Once upon a time, department managers were encouraged to choose their COMAC. The company would send out an internal memo of what the recommendations were, but there would be several slots available for local discretion. Also, several of the slots would be decided at the regional or even district level. I seem to vaguely recall that, in the distant past, COMAC didn't necessarily arrive automatically, and department managers could refuse to run a Bentonville-requested product in favor of something else.

This resulted in much greater sales:

  • Wal-mart could respond to a local competitor in the same city or even neighborhood. (My Wal-mart sold bananas for tens of cents per pound on Tuesdays for this reason.)
  • Wal-mart could sell products that complimented the specials of another local business.
  • Wal-mart could sell products that appealed to the clientele brought in by specific neighboring businesses. A Wal-mart next door to a PetCo is very different from a Wal-mart next door to a Lowe's.
  • Wal-mart could sell seasonal products much more effectively: specials on juice drinks and popsicles timed precisely for the yearly local heatwave, or specials on road salt and windshield scrapers at just the right time of the year for the annual ice storm.

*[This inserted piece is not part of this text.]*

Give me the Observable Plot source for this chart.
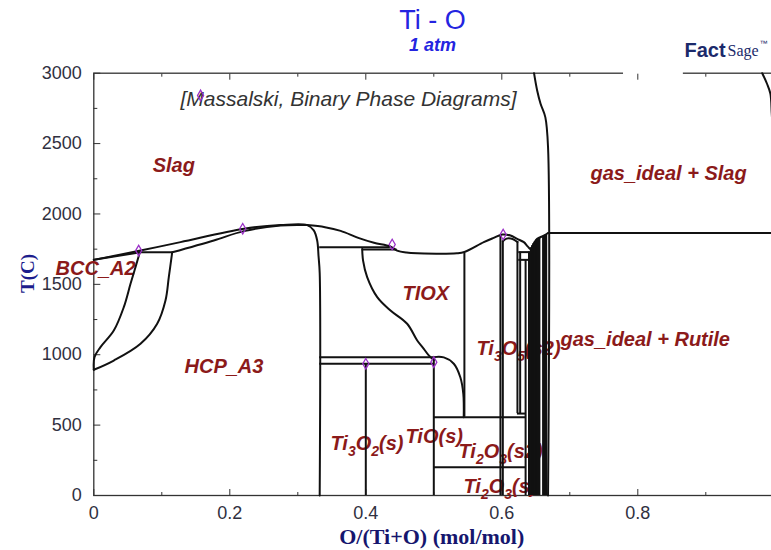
<!DOCTYPE html>
<html><head><meta charset="utf-8">
<script src="https://cdn.jsdelivr.net/npm/d3@7"></script>
<script src="https://cdn.jsdelivr.net/npm/@observablehq/plot@0.6"></script>
<style>html,body{margin:0;padding:0;background:#fff;overflow:hidden}#chart{width:771px;height:550px}</style>
</head><body><div id="chart"></div>
<script>
// ---- axis ticks ----
const xTicks = [0, 0.2, 0.4, 0.6, 0.8];
const xMinorTicks = [0.1, 0.3, 0.5, 0.7, 0.9];
const yTicks = [0, 500, 1000, 1500, 2000, 2500, 3000];
const yMinorTicks = [250, 750, 1250, 1750, 2250, 2750];

// ---- phase boundary curves [O/(Ti+O), T(C)] ----
const liquidusLeft = [[0,1674],[0.0687,1740],[0.1275,1800],[0.221,1895],[0.2746,1921],[0.3138,1921],[0.3235,1883],[0.3285,1811],[0.3305,1700],[0.3322,1580],[0.3322,0]];
const liquidusRight = [[0.3138,1921],[0.34,1906],[0.363,1880],[0.39,1828],[0.412,1795],[0.436,1769],[0.446,1740],[0.46,1726],[0.4756,1721],[0.534,1721],[0.545,1730],[0.5735,1800],[0.588,1830],[0.6006,1854],[0.6128,1847],[0.6226,1823],[0.6324,1800],[0.638,1770],[0.642,1752],[0.6475,1795],[0.652,1823],[0.662,1847],[0.668,1865]];
const bccSolidus = [[0,1674],[0.0687,1728]];
const hcpSolidus = [[0.1153,1728],[0.1765,1812],[0.2206,1878],[0.2746,1918],[0.3138,1921]];
const bccTransus = [[0,893],[0.001,983],[0.0098,1054],[0.0294,1172],[0.0441,1338],[0.054,1504],[0.0613,1622],[0.0677,1728]];
const hcpTransus = [[0,893],[0.0294,959],[0.0687,1078],[0.0932,1220],[0.1054,1385],[0.1103,1551],[0.1153,1728]];
const tioxLeft = [[0.3947,1752],[0.396,1669],[0.402,1551],[0.4168,1409],[0.4363,1314],[0.4608,1220],[0.4756,1101],[0.4853,1042],[0.4926,995],[0.5,962]];
const tioxRight = [[0.5,983],[0.5147,981],[0.5294,936],[0.539,840],[0.5434,722],[0.544,556]];
const ti2o3Dome = [[0.6015,1806],[0.607,1825],[0.613,1826],[0.619,1815],[0.623,1800]];
const gasSlagBoundary = [[0.6474,3000],[0.652,2877],[0.657,2783],[0.664,2688],[0.668,2474],[0.668,0]];
const gasEdge = [[0.983,3000],[0.990,2925],[0.995,2854],[0.997,2712],[0.999,2550]];
const curves = [liquidusLeft, liquidusRight, bccSolidus, hcpSolidus, bccTransus, hcpTransus, tioxLeft, tioxRight, ti2o3Dome, gasSlagBoundary, gasEdge];

// ---- vertical phase lines (composition, from T, to T) ----
const vertX    = [0.4, 0.5, 0.545, 0.598, 0.6015, 0.623, 0.627, 0.635, 0.640];
const vertFrom = [0,   0,   556,   0,     0,      582,   582,   0,     0];
const vertTo   = [936, 983, 1721,  1848,  1806,   1805,  1729,  1674,  1729];
// Magneli phase bands
const bandX   = [0.643, 0.645, 0.647, 0.649, 0.651, 0.653, 0.655, 0.661, 0.663, 0.665];
const bandTop = [1760, 1775, 1790, 1803, 1813, 1820, 1828, 1843, 1849, 1855];

// ---- horizontal invariant lines ----
const horX1 = [0.0687, 0.3322, 0.3947, 0.3322, 0.3322, 0.5,  0.5,  0.623, 0.625, 0.625, 0.668];
const horX2 = [0.1153, 0.436,  0.446,  0.5,    0.5,    0.635, 0.635, 0.635, 0.642, 0.642, 1];
const horT  = [1728,   1764,   1748,   983,    936,    556,  200,  582,   1729,  1674,  1865];

// ---- data points (diamonds) ----
const pointX = [0.066, 0.219, 0.4388, 0.4, 0.5, 0.602, 0.157];
const pointT = [1740, 1895, 1783, 936, 947, 1854, 2842];

// ---- region labels ----
const labelText = ["Slag", "BCC_A2", "HCP_A3", "TIOX", "Ti₃O₅(s2)", "gas_ideal + Rutile", "gas_ideal + Slag", "Ti₃O₂(s)", "TiO(s)", "Ti₂O₃(s2)", "Ti₂O₃(s)"];
const labelX = [0.0866, -0.0563, 0.1334, 0.454, 0.5628, 0.6863, 0.7304, 0.3481, 0.4584, 0.5363, 0.5437];
const labelT = [2344, 1613, 916, 1435, 1044, 1108, 2287, 369, 419, 313, 64];

const sourceNote = ["[Massalski, Binary Phase Diagrams]"];
const titleText = ["Ti - O"];
const subtitleText = ["1 atm"];
const xTitle = ["O/(Ti+O) (mol/mol)"];
const yTitle = ["T(C)"];
const logoMask = [{x1: 0.779, x2: 0.867, y1: 2980, y2: 3030}];

const verts = vertX.map((x, i) => ({x, t1: vertFrom[i], t2: vertTo[i]}));
const bands = bandX.map((x, i) => ({x, t2: bandTop[i]}));
const hors = horT.map((t, i) => ({t, x1: horX1[i], x2: horX2[i]}));
const points = pointX.map((x, i) => ({x, t: pointT[i]}));
const labels = labelText.map((text, i) => ({text, x: labelX[i], t: labelT[i]}));

const sans = "'Liberation Sans', Arial, sans-serif";
const serif = "'Liberation Serif', 'Times New Roman', serif";
const lineColor = "#111";

const plot = Plot.plot({
  width: 771, height: 550,
  marginTop: 72.7, marginBottom: 55, marginLeft: 93.3, marginRight: -2.3,
  x: {domain: [0, 1]},
  y: {domain: [0, 3000]},
  style: {fontFamily: sans, background: "white"},
  marks: [
    Plot.frame({stroke: "#333", strokeWidth: 1.3}),
    Plot.rect(logoMask, {x1: "x1", x2: "x2", y1: "y1", y2: "y2", fill: "white"}),
    Plot.axisY({ticks: yTicks, tickSize: 0, tickPadding: 12, fontSize: 18, fill: "#303040", label: null, tickFormat: d => String(d)}),
    Plot.axisY({ticks: yTicks, tickSize: -7, text: null, label: null, stroke: "#333"}),
    Plot.axisY({ticks: yMinorTicks, tickSize: -4, text: null, label: null, stroke: "#333"}),
    Plot.axisX({ticks: xTicks, tickSize: 0, tickPadding: 11, fontSize: 18, fill: "#303040", label: null, tickFormat: d => String(d)}),
    Plot.axisX({ticks: xTicks, tickSize: -6, text: null, label: null, stroke: "#333"}),
    Plot.axisX({ticks: xMinorTicks, tickSize: -3, text: null, label: null, stroke: "#333"}),
    Plot.axisX({ticks: xTicks, anchor: "top", tickSize: -6, text: null, label: null, stroke: "#333"}),
    Plot.axisX({ticks: xMinorTicks, anchor: "top", tickSize: -3, text: null, label: null, stroke: "#333"}),
    // region labels
    Plot.text(labels, {x: "x", y: "t", text: "text", textAnchor: "start", fill: "#8b1a1a", fontSize: 20, fontWeight: "bold", fontStyle: "italic"}),
    Plot.text(sourceNote, {x: [0.1275], y: [2813], text: d => d, textAnchor: "start", fill: "#333", fontSize: 21, fontStyle: "italic"}),
    // phase boundaries
    ...curves.map(c => Plot.line(c, {stroke: lineColor, strokeWidth: 2, curve: "catmull-rom"})),
    Plot.ruleX(verts, {x: "x", y1: "t1", y2: "t2", stroke: lineColor, strokeWidth: 2}),
    Plot.ruleX(bands, {x: "x", y1: 0, y2: "t2", stroke: lineColor, strokeWidth: 2.4}),
    Plot.ruleY(hors, {y: "t", x1: "x1", x2: "x2", stroke: lineColor, strokeWidth: 2}),
    Plot.dot(points, {x: "x", y: "t", symbol: "diamond", r: 3.2, stroke: "#9b30c8", strokeWidth: 1.3, fill: "none"}),
    // titles
    Plot.text(titleText, {x: [0.498], y: [3374], text: d => d, fill: "#2424e0", fontSize: 27}),
    Plot.text(subtitleText, {x: [0.498], y: [3197], text: d => d, fill: "#2424e0", fontSize: 18, fontWeight: "bold", fontStyle: "italic"}),
    Plot.text(xTitle, {x: [0.497], y: [-298], text: d => d, fill: "#16166e", fontSize: 22, fontWeight: "bold", fontFamily: serif}),
    Plot.text(yTitle, {x: [-0.0975], y: [1577], text: d => d, rotate: -90, fill: "#1c1c8c", fontSize: 19, fontWeight: "bold", fontFamily: serif}),
    // FactSage logo
    Plot.text(["Fact"], {x: [0.8687], y: [3161], text: d => d, textAnchor: "start", fill: "#1b2a6b", fontSize: 20, fontWeight: 900, letterSpacing: -0.5}),
    Plot.text(["Sage"], {x: [0.9319], y: [3161], text: d => d, textAnchor: "start", fill: "#1b2a6b", fontSize: 16, fontFamily: serif}),
    Plot.text(["™"], {x: [0.979], y: [3214], text: d => d, textAnchor: "start", fill: "#1b2a6b", fontSize: 8})
  ]
});

// render chemical subscripts as lowered, smaller tspans
const subMap = {"₀":"0","₁":"1","₂":"2","₃":"3","₄":"4","₅":"5","₆":"6","₇":"7","₈":"8","₉":"9"};
d3.select(plot).selectAll("text").each(function() {
  const t = this.textContent;
  if (!/[₀-₉]/.test(t)) return;
  const runs = [];
  for (const ch of t) {
    const s = ch in subMap;
    const c = s ? subMap[ch] : ch;
    if (runs.length && runs[runs.length - 1].s === s) runs[runs.length - 1].t += c;
    else runs.push({s, t: c});
  }
  const el = d3.select(this);
  el.text(null);
  let down = false;
  for (const r of runs) {
    const ts = el.append("tspan").text(r.t);
    if (r.s) { ts.attr("font-size", 14).attr("dy", down ? 0 : 6); down = true; }
    else if (down) { ts.attr("dy", -6); down = false; }
  }
});

document.getElementById("chart").append(plot);
</script></body></html>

Then, The Party^W^WHome Office started taking more and more control away from the individual stores. First, centrally-planned COMAC was mandatory. Then, the internal competition among department managers for the highest-profit COMAC item was removed. Later, local options were taken away entirely. Finally, department managers were abolished entirely, demoted to hourly employees, and no human was in charge of analyzing the supply/demand logistics of the individual departments.

I'm sure that each of these individual decisions seemed rational to The Party^W^WHome Office. In fact, the decision to abolish COMAC choice probably contributed directly to slightly lower prices: by guaranteeing a specific size of bulk order to the manufacturer, the manufacturer would be willing to reduce the price a bit more. But most of this supply/demand data never made it to Bentonville: it existed only in the department managers' heads, and to a lesser extent the Support and Assistant Managers above them.

<extrapolation>

Worst of all, the data looked at in Bentonville to make decisions did not include a breakdown on profitability per COMAC item per store. It was aggregated at the level of profitability per COMAC item, and profitability per store, but these were separate considerations looked at by separate corporate bureaucrats: the former chose COMAC items nationally, working with the buyers to find out what surpluses the suppliers wanted to get rid of, while the latter scolded stores for not meeting yearly sales and profit targets.

</extrapolation>

The logistics software, which examines per-item sellthrough rates on a per-store and per-district basis, could have spotted this... if a human were looking at it, and if it weren't explicitly and intentionally disabled when an item goes on COMAC display. But the logistics software only computes running averages: it's quite stupid, not even close to Bayesian, and it generates no theories on geography, seasons, or holidays. (I understand that day-of-week correlations are explicitly programmed in as a belief, but no more than that.)

Comment author: Chronos 16 February 2010 02:50:52AM *  0 points [-]

Re: "telling stories"... When it comes to refusal to calculate, the Austrians seem closely akin to the people who claim that morality is "mysterious". They're looking at the mistakes of others (principally Keynes) and trying to reverse stupidity.

Which is a shame, because they do have a few insights here and there that strike me as being so correct they're painfully obvious in hindsight.